■ **EXERCISE TASK**
Reproduce each line exactly.

■ **SUPPLIED INFORMATION**
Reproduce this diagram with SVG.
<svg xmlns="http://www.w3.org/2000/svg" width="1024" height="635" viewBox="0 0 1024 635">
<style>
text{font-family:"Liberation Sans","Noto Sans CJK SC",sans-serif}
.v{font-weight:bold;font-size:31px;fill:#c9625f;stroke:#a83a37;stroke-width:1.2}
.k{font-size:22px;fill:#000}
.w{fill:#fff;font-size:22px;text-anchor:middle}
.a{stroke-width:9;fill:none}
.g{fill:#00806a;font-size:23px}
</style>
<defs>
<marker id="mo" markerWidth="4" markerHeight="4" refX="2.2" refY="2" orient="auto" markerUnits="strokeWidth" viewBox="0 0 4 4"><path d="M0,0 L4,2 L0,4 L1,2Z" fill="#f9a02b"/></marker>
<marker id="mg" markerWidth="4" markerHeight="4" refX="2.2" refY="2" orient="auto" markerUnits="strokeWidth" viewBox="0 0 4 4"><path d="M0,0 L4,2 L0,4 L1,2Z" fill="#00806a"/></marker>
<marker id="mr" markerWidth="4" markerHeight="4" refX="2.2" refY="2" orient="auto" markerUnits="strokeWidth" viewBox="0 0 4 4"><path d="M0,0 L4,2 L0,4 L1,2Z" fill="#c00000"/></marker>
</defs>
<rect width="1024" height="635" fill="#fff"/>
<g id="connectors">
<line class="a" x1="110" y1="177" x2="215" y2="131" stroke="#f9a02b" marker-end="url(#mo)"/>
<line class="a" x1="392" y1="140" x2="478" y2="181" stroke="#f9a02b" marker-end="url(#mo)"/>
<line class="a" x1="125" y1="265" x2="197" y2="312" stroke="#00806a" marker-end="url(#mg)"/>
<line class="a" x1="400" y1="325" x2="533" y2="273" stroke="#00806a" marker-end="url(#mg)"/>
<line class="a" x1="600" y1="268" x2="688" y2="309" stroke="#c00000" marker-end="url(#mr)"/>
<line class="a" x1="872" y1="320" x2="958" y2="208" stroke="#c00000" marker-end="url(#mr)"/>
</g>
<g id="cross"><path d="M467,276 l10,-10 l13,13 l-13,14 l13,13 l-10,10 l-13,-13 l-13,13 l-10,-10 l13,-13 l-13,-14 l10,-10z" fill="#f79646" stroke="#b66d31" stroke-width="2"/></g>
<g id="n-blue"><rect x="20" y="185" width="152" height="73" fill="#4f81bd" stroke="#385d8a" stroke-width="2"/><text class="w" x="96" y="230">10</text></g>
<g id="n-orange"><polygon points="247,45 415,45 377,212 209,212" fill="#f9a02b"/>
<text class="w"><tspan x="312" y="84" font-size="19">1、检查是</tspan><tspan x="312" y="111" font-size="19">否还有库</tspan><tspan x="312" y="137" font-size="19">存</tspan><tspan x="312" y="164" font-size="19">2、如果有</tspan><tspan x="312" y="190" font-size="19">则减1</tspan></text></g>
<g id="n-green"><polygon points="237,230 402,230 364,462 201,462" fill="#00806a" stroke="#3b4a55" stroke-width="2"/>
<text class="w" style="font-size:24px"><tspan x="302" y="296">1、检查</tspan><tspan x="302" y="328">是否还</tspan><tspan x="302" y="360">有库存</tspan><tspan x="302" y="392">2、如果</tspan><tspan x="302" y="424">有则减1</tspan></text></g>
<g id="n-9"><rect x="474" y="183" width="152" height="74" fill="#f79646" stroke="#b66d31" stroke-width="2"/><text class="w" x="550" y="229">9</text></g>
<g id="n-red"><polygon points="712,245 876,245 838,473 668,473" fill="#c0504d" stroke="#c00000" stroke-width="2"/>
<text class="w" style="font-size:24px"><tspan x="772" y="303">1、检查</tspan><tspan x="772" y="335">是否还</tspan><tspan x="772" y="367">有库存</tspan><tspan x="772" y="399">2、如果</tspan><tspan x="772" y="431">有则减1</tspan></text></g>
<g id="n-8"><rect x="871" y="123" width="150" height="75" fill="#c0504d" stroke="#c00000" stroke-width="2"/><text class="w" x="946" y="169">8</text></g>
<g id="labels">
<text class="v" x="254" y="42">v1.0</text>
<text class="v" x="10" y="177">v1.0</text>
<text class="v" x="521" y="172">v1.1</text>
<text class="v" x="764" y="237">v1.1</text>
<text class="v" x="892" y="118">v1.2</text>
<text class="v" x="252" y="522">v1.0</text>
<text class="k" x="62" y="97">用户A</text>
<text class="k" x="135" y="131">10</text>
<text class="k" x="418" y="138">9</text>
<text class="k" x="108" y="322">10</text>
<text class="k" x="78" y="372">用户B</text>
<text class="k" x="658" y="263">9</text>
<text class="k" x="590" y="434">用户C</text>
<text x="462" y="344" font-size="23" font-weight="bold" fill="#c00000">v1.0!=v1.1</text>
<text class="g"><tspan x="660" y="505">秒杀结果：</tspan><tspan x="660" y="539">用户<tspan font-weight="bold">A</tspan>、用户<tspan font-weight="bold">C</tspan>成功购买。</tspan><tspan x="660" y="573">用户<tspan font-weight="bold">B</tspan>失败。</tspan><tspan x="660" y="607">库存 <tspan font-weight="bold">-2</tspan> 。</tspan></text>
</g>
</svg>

■ **RIGHT ANSWER**
Reproduce this diagram with SVG.
<svg xmlns="http://www.w3.org/2000/svg" width="1024" height="635" viewBox="0 0 1024 635">
<style>
text{font-family:"Liberation Sans","Noto Sans CJK SC",sans-serif}
.v{font-weight:bold;font-size:31px;fill:#c9625f;stroke:#a83a37;stroke-width:1.2}
.k{font-size:22px;fill:#000}
.w{fill:#fff;font-size:22px;text-anchor:middle}
.a{stroke-width:9;fill:none}
.g{fill:#00806a;font-size:23px}
</style>
<defs>
<marker id="mo" markerWidth="4" markerHeight="4" refX="2.2" refY="2" orient="auto" markerUnits="strokeWidth" viewBox="0 0 4 4"><path d="M0,0 L4,2 L0,4 L1,2Z" fill="#f9a02b"/></marker>
<marker id="mg" markerWidth="4" markerHeight="4" refX="2.2" refY="2" orient="auto" markerUnits="strokeWidth" viewBox="0 0 4 4"><path d="M0,0 L4,2 L0,4 L1,2Z" fill="#00806a"/></marker>
<marker id="mr" markerWidth="4" markerHeight="4" refX="2.2" refY="2" orient="auto" markerUnits="strokeWidth" viewBox="0 0 4 4"><path d="M0,0 L4,2 L0,4 L1,2Z" fill="#c00000"/></marker>
</defs>
<rect width="1024" height="635" fill="#fff"/>
<g id="connectors">
<line class="a" x1="110" y1="177" x2="215" y2="131" stroke="#f9a02b" marker-end="url(#mo)"/>
<line class="a" x1="392" y1="140" x2="478" y2="181" stroke="#f9a02b" marker-end="url(#mo)"/>
<line class="a" x1="125" y1="265" x2="197" y2="312" stroke="#00806a" marker-end="url(#mg)"/>
<line class="a" x1="400" y1="325" x2="533" y2="273" stroke="#00806a" marker-end="url(#mg)"/>
<line class="a" x1="600" y1="268" x2="688" y2="309" stroke="#c00000" marker-end="url(#mr)"/>
<line class="a" x1="872" y1="320" x2="958" y2="208" stroke="#c00000" marker-end="url(#mr)"/>
</g>
<g id="cross"><path d="M467,276 l10,-10 l13,13 l-13,14 l13,13 l-10,10 l-13,-13 l-13,13 l-10,-10 l13,-13 l-13,-14 l10,-10z" fill="#f79646" stroke="#b66d31" stroke-width="2"/></g>
<g id="n-blue"><rect x="20" y="185" width="152" height="73" fill="#4f81bd" stroke="#385d8a" stroke-width="2"/><text class="w" x="96" y="230">10</text></g>
<g id="n-orange"><polygon points="247,45 415,45 377,212 209,212" fill="#f9a02b"/>
<text class="w"><tspan x="312" y="84" font-size="19">1、检查是</tspan><tspan x="312" y="111" font-size="19">否还有库</tspan><tspan x="312" y="137" font-size="19">存</tspan><tspan x="312" y="164" font-size="19">2、如果有</tspan><tspan x="312" y="190" font-size="19">则减1</tspan></text></g>
<g id="n-green"><polygon points="237,230 402,230 364,462 201,462" fill="#00806a" stroke="#3b4a55" stroke-width="2"/>
<text class="w" style="font-size:24px"><tspan x="302" y="296">1、检查</tspan><tspan x="302" y="328">是否还</tspan><tspan x="302" y="360">有库存</tspan><tspan x="302" y="392">2、如果</tspan><tspan x="302" y="424">有则减1</tspan></text></g>
<g id="n-9"><rect x="474" y="183" width="152" height="74" fill="#f79646" stroke="#b66d31" stroke-width="2"/><text class="w" x="550" y="229">9</text></g>
<g id="n-red"><polygon points="712,245 876,245 838,473 668,473" fill="#c0504d" stroke="#c00000" stroke-width="2"/>
<text class="w" style="font-size:24px"><tspan x="772" y="303">1、检查</tspan><tspan x="772" y="335">是否还</tspan><tspan x="772" y="367">有库存</tspan><tspan x="772" y="399">2、如果</tspan><tspan x="772" y="431">有则减1</tspan></text></g>
<g id="n-8"><rect x="871" y="123" width="150" height="75" fill="#c0504d" stroke="#c00000" stroke-width="2"/><text class="w" x="946" y="169">8</text></g>
<g id="labels">
<text class="v" x="254" y="42">v1.0</text>
<text class="v" x="10" y="177">v1.0</text>
<text class="v" x="521" y="172">v1.1</text>
<text class="v" x="764" y="237">v1.1</text>
<text class="v" x="892" y="118">v1.2</text>
<text class="v" x="252" y="522">v1.0</text>
<text class="k" x="62" y="97">用户A</text>
<text class="k" x="135" y="131">10</text>
<text class="k" x="418" y="138">9</text>
<text class="k" x="108" y="322">10</text>
<text class="k" x="78" y="372">用户B</text>
<text class="k" x="658" y="263">9</text>
<text class="k" x="590" y="434">用户C</text>
<text x="462" y="344" font-size="23" font-weight="bold" fill="#c00000">v1.0!=v1.1</text>
<text class="g"><tspan x="660" y="505">秒杀结果：</tspan><tspan x="660" y="539">用户<tspan font-weight="bold">A</tspan>、用户<tspan font-weight="bold">C</tspan>成功购买。</tspan><tspan x="660" y="573">用户<tspan font-weight="bold">B</tspan>失败。</tspan><tspan x="660" y="607">库存 <tspan font-weight="bold">-2</tspan> 。</tspan></text>
</g>
</svg>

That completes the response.